Nie po to Jacek Rostowski, bardzo czuły na punkcie swojego wizerunku za granicą, znosił krytykę „Forbesa" („duchy Lenina i Stalina muszą się uśmiechać") czy „The Wall Street Journal" („polskie oszustwo emerytalne"), żeby teraz jakaś Prokuratoria Generalna wypisywała opinie o „klasycznym wywłaszczeniu".

Prokuratoria zresztą szybko zrozumiała swój błąd i już płyną z niej nieoficjalnie informacje, że stanowisko przedstawione do rządowego projektu tak naprawdę wcale nie było jej stanowiskiem, ale tylko omyłkowo wysłaną opinią jakiegoś anonimowego starszego radcy. Właściwy dokument takich lapsusów ma już nie zawierać.

Kwestią tego, do kogo należą środki gromadzone przez Polaków w OFE i czy państwo ma prawo je przejąć, żeby zasypać dziurę w budżecie, z pewnością powinien zająć się Trybunał Konstytucyjny. Osobiście nie mam wątpliwości, że pieniądze, które po potrąceniu z mojej wypłaty trafiały na konto w OFE, nie należą funduszu, tylko do mnie. I jeżeli ktoś zostanie wywłaszczony, to właśnie ja. Ale też zgadzam się, że państwo, które kiedyś na taki transfer – kosztem uszczuplenia wpływów do ZUS – wyraziło zgodę, może teraz zmienić zdanie i te moje prawdziwe pieniądze zamienić na zapis na koncie w państwowym urzędzie będący obietnicą, że kiedyś jakąśtam emeryturę mi wypłaci.

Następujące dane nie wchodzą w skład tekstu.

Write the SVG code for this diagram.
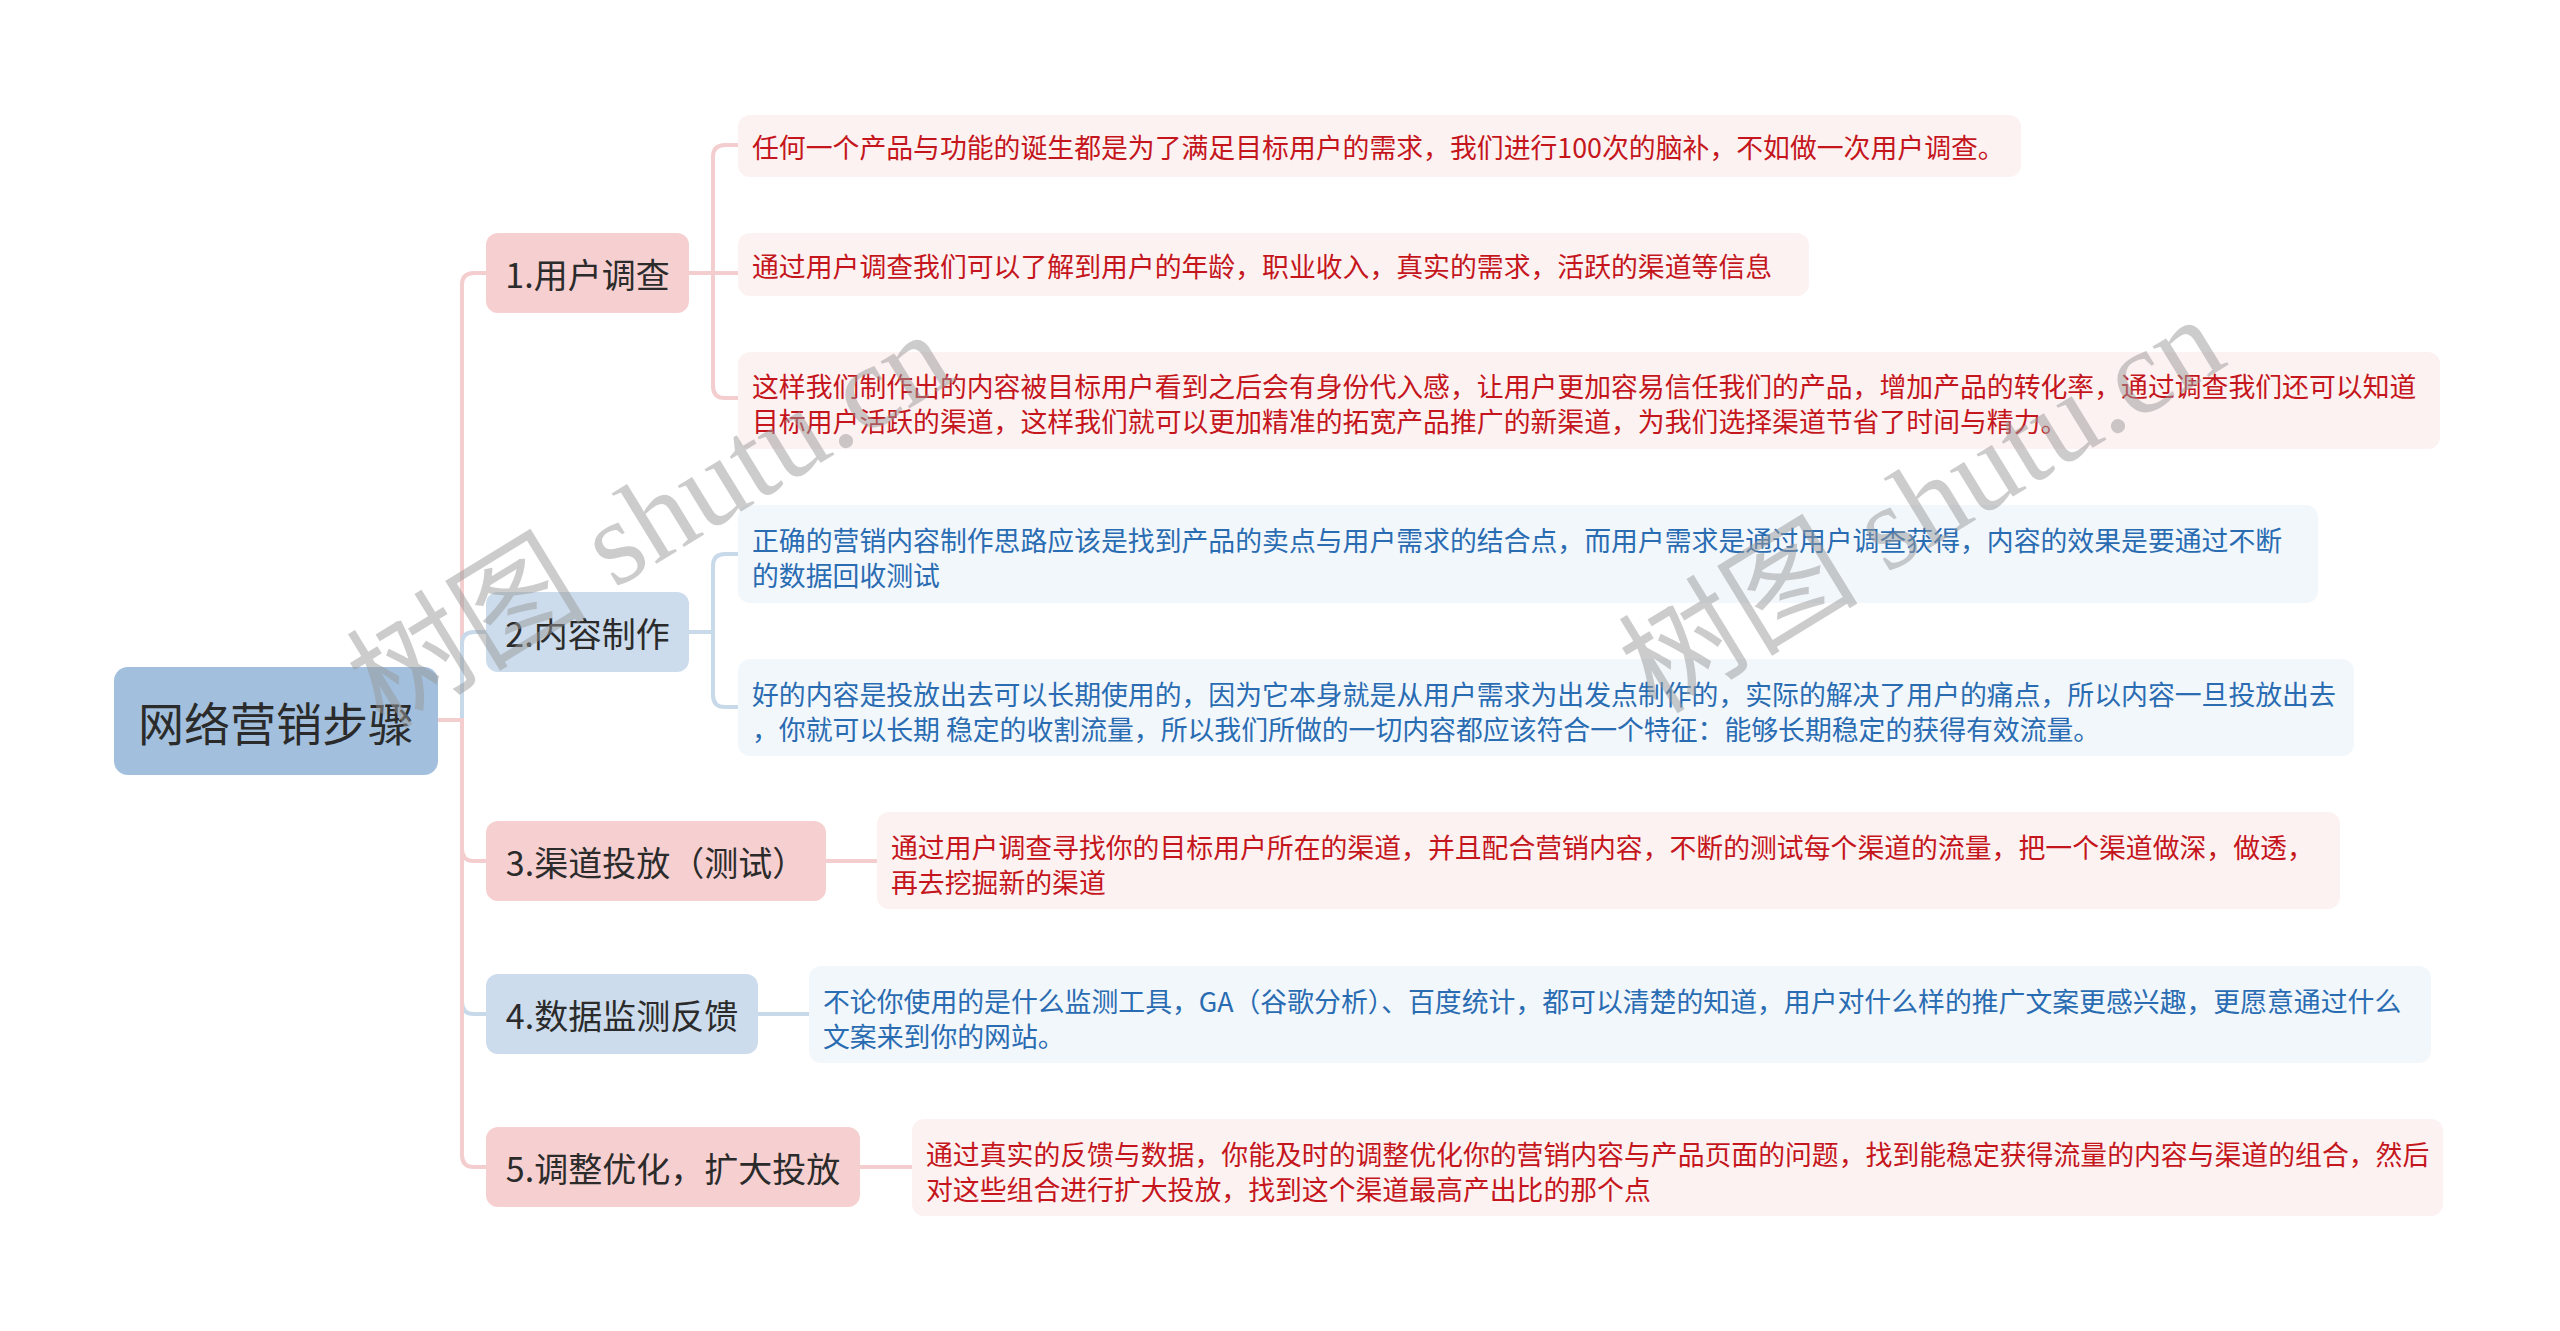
<svg xmlns="http://www.w3.org/2000/svg" width="2560" height="1331" viewBox="0 0 2560 1331">
<style>
  .bg { fill: #ffffff; }
  .root { fill: #a2c0dd; }
  .l1p { fill: #f6cfd0; }
  .l1b { fill: #ccdcec; }
  .lfp { fill: #fdf2f2; }
  .lfb { fill: #f2f7fc; }
  .t-root { font-family: "Noto Sans CJK SC", "Microsoft YaHei", sans-serif; font-size: 46px; fill: #2b2b2b; }
  .t-l1 { font-family: "Noto Sans CJK SC", "Microsoft YaHei", sans-serif; font-size: 34px; fill: #2b2b2b; }
  .t-red { font-family: "Noto Sans CJK SC", "Microsoft YaHei", sans-serif; font-size: 26.85px; fill: #c4161c; }
  .t-blue { font-family: "Noto Sans CJK SC", "Microsoft YaHei", sans-serif; font-size: 26.85px; fill: #2a6cb2; }
  .cp { fill: none; stroke: #f4cdcf; stroke-width: 4; }
  .cb { fill: none; stroke: #c8d9ea; stroke-width: 4; }
  .wm { font-family: "Liberation Serif", "Noto Sans CJK SC", serif; font-size: 120px; fill: #9a9a9a; opacity: 0.5; }
</style>
<rect class="bg" x="0" y="0" width="2560" height="1331"/>

<g id="connectors">
  <path class="cp" d="M438,720 H462 V285 Q462,273 474,273 H486"/>
  <path class="cb" d="M438,720 H462 V644 Q462,632 474,632 H486"/>
  <path class="cp" d="M438,720 H462 V849 Q462,861 474,861 H486"/>
  <path class="cb" d="M438,720 H462 V1002 Q462,1014 474,1014 H486"/>
  <path class="cp" d="M438,720 H462 V1155 Q462,1167 474,1167 H486"/>
  <path class="cp" d="M689,273 H738"/>
  <path class="cp" d="M713,273 V157 Q713,145 725,145 H738"/>
  <path class="cp" d="M713,273 V386 Q713,398 725,398 H738"/>
  <path class="cb" d="M689,632 H713"/>
  <path class="cb" d="M713,632 V566 Q713,554 725,554 H738"/>
  <path class="cb" d="M713,632 V695 Q713,707 725,707 H738"/>
  <path class="cp" d="M826,861 H877"/>
  <path class="cb" d="M758,1014 H809"/>
  <path class="cp" d="M860,1167 H912"/>
</g>

<g id="root">
  <rect class="root" x="114" y="667" width="324" height="108" rx="14"/>
  <text class="t-root" x="276" y="721" text-anchor="middle" dominant-baseline="central">网络营销步骤</text>
</g>

<g id="n1">
  <rect class="l1p" x="486" y="233" width="203" height="80" rx="12"/>
  <text class="t-l1" x="587.5" y="273" text-anchor="middle" dominant-baseline="central">1.用户调查</text>
</g>
<g id="n2">
  <rect class="l1b" x="486" y="592" width="203" height="80" rx="12"/>
  <text class="t-l1" x="587.5" y="632" text-anchor="middle" dominant-baseline="central">2.内容制作</text>
</g>
<g id="n3">
  <rect class="l1p" x="486" y="821" width="340" height="80" rx="12"/>
  <text class="t-l1" x="656" y="861" text-anchor="middle" dominant-baseline="central">3.渠道投放（测试）</text>
</g>
<g id="n4">
  <rect class="l1b" x="486" y="974" width="272" height="80" rx="12"/>
  <text class="t-l1" x="622" y="1014" text-anchor="middle" dominant-baseline="central">4.数据监测反馈</text>
</g>
<g id="n5">
  <rect class="l1p" x="486" y="1127" width="374" height="80" rx="12"/>
  <text class="t-l1" x="673" y="1167" text-anchor="middle" dominant-baseline="central">5.调整优化，扩大投放</text>
</g>

<g id="n1a">
  <rect class="lfp" x="738" y="115" width="1283" height="62" rx="12"/>
  <text class="t-red" x="752" y="146" dominant-baseline="central">任何一个产品与功能的诞生都是为了满足目标用户的需求，我们进行100次的脑补，不如做一次用户调查。</text>
</g>
<g id="n1b">
  <rect class="lfp" x="738" y="233" width="1071" height="63" rx="12"/>
  <text class="t-red" x="752" y="265" dominant-baseline="central">通过用户调查我们可以了解到用户的年龄，职业收入，真实的需求，活跃的渠道等信息</text>
</g>
<g id="n1c">
  <rect class="lfp" x="738" y="352" width="1702" height="97" rx="12"/>
  <text class="t-red" x="752" y="385" dominant-baseline="central">这样我们制作出的内容被目标用户看到之后会有身份代入感，让用户更加容易信任我们的产品，增加产品的转化率，通过调查我们还可以知道</text>
  <text class="t-red" x="752" y="420" dominant-baseline="central">目标用户活跃的渠道，这样我们就可以更加精准的拓宽产品推广的新渠道，为我们选择渠道节省了时间与精力。</text>
</g>
<g id="n2a">
  <rect class="lfb" x="738" y="505" width="1580" height="98" rx="12"/>
  <text class="t-blue" x="752" y="539" dominant-baseline="central">正确的营销内容制作思路应该是找到产品的卖点与用户需求的结合点，而用户需求是通过用户调查获得，内容的效果是要通过不断</text>
  <text class="t-blue" x="752" y="574" dominant-baseline="central">的数据回收测试</text>
</g>
<g id="n2b">
  <rect class="lfb" x="738" y="659" width="1616" height="97" rx="12"/>
  <text class="t-blue" x="752" y="693" dominant-baseline="central">好的内容是投放出去可以长期使用的，因为它本身就是从用户需求为出发点制作的，实际的解决了用户的痛点，所以内容一旦投放出去</text>
  <text class="t-blue" x="752" y="728" dominant-baseline="central">，你就可以长期 稳定的收割流量，所以我们所做的一切内容都应该符合一个特征：能够长期稳定的获得有效流量。</text>
</g>
<g id="n3a">
  <rect class="lfp" x="877" y="812" width="1463" height="97" rx="12"/>
  <text class="t-red" x="891" y="846" dominant-baseline="central">通过用户调查寻找你的目标用户所在的渠道，并且配合营销内容，不断的测试每个渠道的流量，把一个渠道做深，做透，</text>
  <text class="t-red" x="891" y="881" dominant-baseline="central">再去挖掘新的渠道</text>
</g>
<g id="n4a">
  <rect class="lfb" x="809" y="966" width="1622" height="97" rx="12"/>
  <text class="t-blue" x="823" y="1000" dominant-baseline="central">不论你使用的是什么监测工具，GA（谷歌分析）、百度统计，都可以清楚的知道，用户对什么样的推广文案更感兴趣，更愿意通过什么</text>
  <text class="t-blue" x="823" y="1035" dominant-baseline="central">文案来到你的网站。</text>
</g>
<g id="n5a">
  <rect class="lfp" x="912" y="1119" width="1531" height="97" rx="12"/>
  <text class="t-red" x="926" y="1153" dominant-baseline="central">通过真实的反馈与数据，你能及时的调整优化你的营销内容与产品页面的问题，找到能稳定获得流量的内容与渠道的组合，然后</text>
  <text class="t-red" x="926" y="1188" dominant-baseline="central">对这些组合进行扩大投放，找到这个渠道最高产出比的那个点</text>
</g>

<g id="watermarks">
  <text class="wm" x="650" y="520" text-anchor="middle" dominant-baseline="central" transform="rotate(-31.5 650 520)">树图 shutu.cn</text>
  <text class="wm" x="1922" y="505" text-anchor="middle" dominant-baseline="central" transform="rotate(-31.5 1922 505)">树图 shutu.cn</text>
</g>
</svg>
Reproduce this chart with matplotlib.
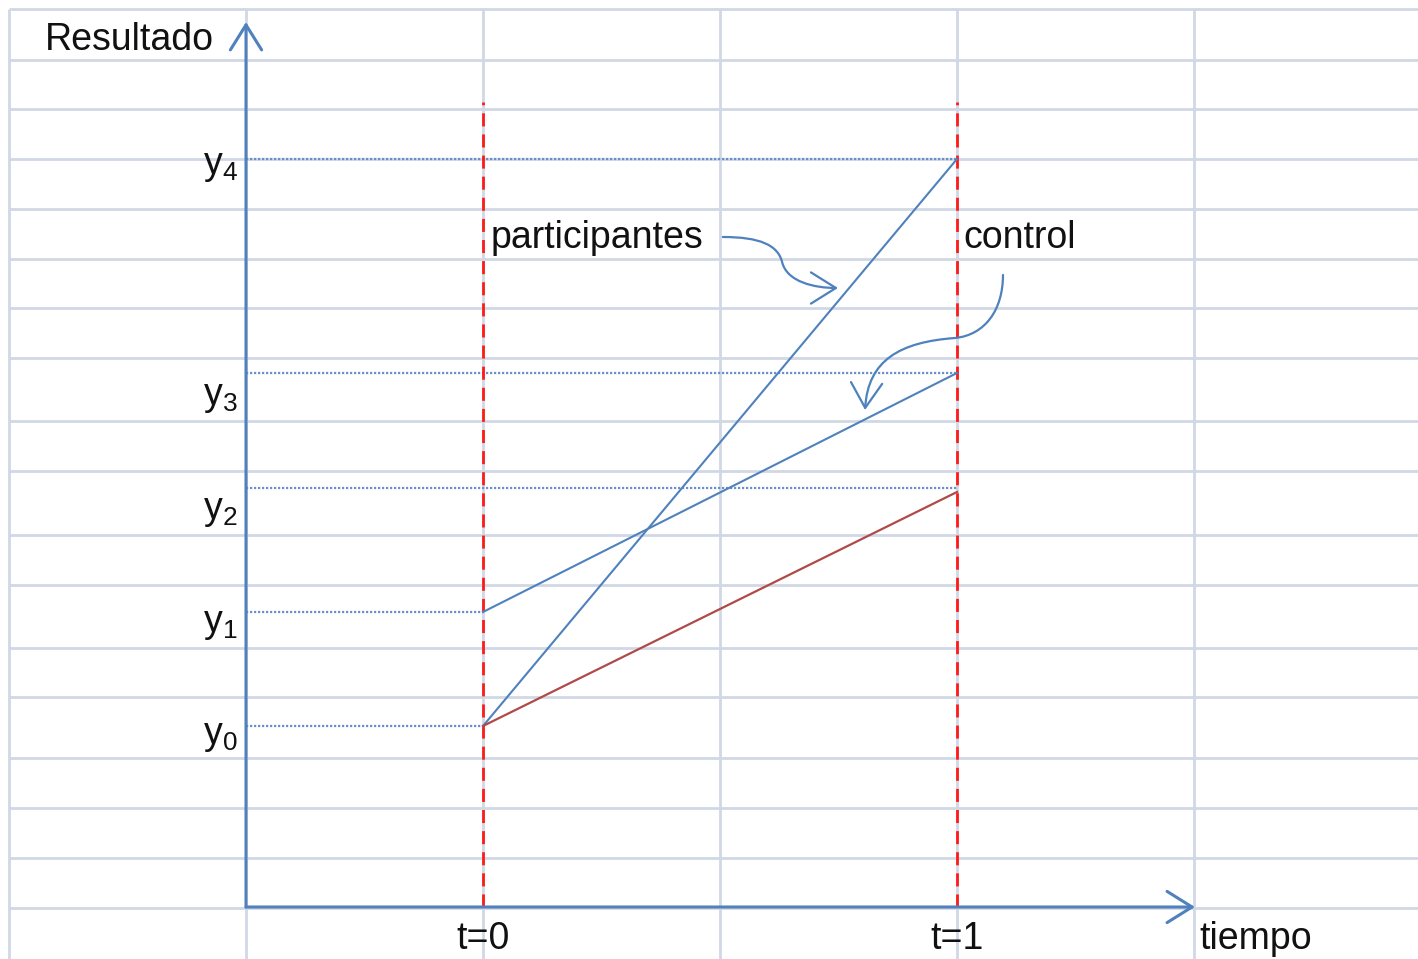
import matplotlib
matplotlib.use("Agg")
import matplotlib.pyplot as plt
from matplotlib.patches import FancyArrowPatch
from matplotlib.path import Path

plt.rcParams["font.family"] = ["Liberation Sans", "DejaVu Sans"]

# time points (t=0, t=1) and outcome levels y0..y4 (arbitrary units, axis at 0)
times = [0.0, 1.0]
level_names = ["y0", "y1", "y2", "y3", "y4"]
levels = [1.81, 2.95, 4.19, 5.34, 7.48]
label_baselines = [1.63, 2.75, 3.88, 5.02, 7.33]

participants = [levels[0], levels[4]]
control = [levels[1], levels[3]]
counterfactual = [levels[0], 4.15]

# spreadsheet background grid
grid_cols = [-1.0, -0.5, 0.0, 0.5, 1.0, 1.5]
grid_rows = [8.98, 8.47, 7.98, 7.48, 6.98, 6.48, 5.99, 5.49, 4.86, 4.36,
             3.72, 3.22, 2.59, 2.10, 1.49, 0.99, 0.49, -0.01]

x_origin, y_origin = -0.5, 0.0
x_end, y_end = 1.502, 8.85

BLUE = "#4f81bd"
DOT = "#6990c8"
GRID = "#d0d7e5"
RED = "#ff1a1a"
DARKRED = "#b04a48"

fig = plt.figure(figsize=(14.18, 9.59), dpi=100)
ax = fig.add_axes([0, 0, 1, 1])
ax.set_xlim(-483 / 474, (1418 - 483) / 474)
ax.set_ylim(-0.52, 9.07)
ax.axis("off")

top, bottom = grid_rows[0], ax.get_ylim()[0]
for c in grid_cols:
    ax.plot([c, c], [bottom, top], color=GRID, lw=2.0, zorder=0,
            solid_capstyle="butt")
for r in grid_rows:
    ax.plot([grid_cols[0], ax.get_xlim()[1]], [r, r], color=GRID, lw=2.0,
            zorder=0, solid_capstyle="butt")

# dotted guides from the vertical axis to each level
for i, lv in enumerate(levels):
    stop = times[0] if i < 2 else times[1]
    ax.plot([x_origin, stop], [lv, lv], color=DOT, lw=1.6,
            linestyle=(0, (1, 0.8)), zorder=2)

# red dashed verticals at t=0 and t=1
for t in times:
    ax.plot([t, t], [y_origin, 8.05], color=RED, lw=2.0,
            linestyle=(0, (4.7, 2.9)), zorder=3)

ax.plot(times, participants, color=BLUE, lw=1.5, zorder=4)
ax.plot(times, control, color=BLUE, lw=1.5, zorder=4)
ax.plot(times, counterfactual, color=DARKRED, lw=1.6, zorder=4)

# axes with open arrow heads
for end in [(x_origin, y_end), (x_end, y_origin)]:
    ax.add_patch(FancyArrowPatch((x_origin, y_origin), end,
                                 arrowstyle="->,head_length=0.4,head_width=0.25",
                                 mutation_scale=45, color=BLUE, lw=2.2,
                                 shrinkA=0, shrinkB=0, zorder=5))

# curved pointers from the labels
codes = [Path.MOVETO] + [Path.CURVE4] * 6
p_path = Path([(0.506, 6.70), (0.584, 6.70), (0.622, 6.62), (0.631, 6.45),
               (0.641, 6.25), (0.700, 6.19), (0.749, 6.19)], codes)
c_path = Path([(1.097, 6.32), (1.097, 5.97), (1.059, 5.72), (0.996, 5.69),
               (0.880, 5.65), (0.812, 5.47), (0.806, 4.97)], codes)
for pth in [p_path, c_path]:
    ax.add_patch(FancyArrowPatch(path=pth,
                                 arrowstyle="->,head_length=0.4,head_width=0.25",
                                 mutation_scale=45, color=BLUE, lw=1.6,
                                 zorder=5))

fs = 27
ax.text(-0.924, 8.57, "Resultado", fontsize=fs, va="baseline", ha="left",
        color="#111111")
ax.text(1.511, -0.42, "tiempo", fontsize=fs, va="baseline", ha="left",
        color="#111111")
for t in times:
    ax.text(t, -0.42, f"t={int(t)}", fontsize=fs, va="baseline", ha="center",
            color="#111111")
ax.text(0.017, 6.59, "participantes", fontsize=fs, va="baseline", ha="left",
        color="#111111")
ax.text(1.013, 6.59, "control", fontsize=fs, va="baseline", ha="left",
        color="#111111")
for name, yb in zip(level_names, label_baselines):
    ax.text(-0.517, yb, r"y$\mathregular{_" + name[1] + "}$", fontsize=fs,
            va="baseline", ha="right", color="#111111")

fig.savefig("out.png", dpi=100)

Wolałbym wprawdzie, żeby tego nie robiło, tylko trzymało się zawartej ze mną w 1999 roku umowy. A jeśli już to robi, to żeby uczciwie poinformowało, jakie są prawdziwie motywy takiego działania i jakie będą jego konsekwencje. Tymczasem zamiast tego dostaję nachalną, kłamliwą  propagandę  i legislacyjnego gniota, na którym niezależne od rządu instytucje i urzędy nie zostawiają suchej nitki. Bo te zależne – np. Prokuratoria Generalna – jak się okazuje mogą wyrazić swoje zasadnicze wątpliwości tylko przez pomyłkę.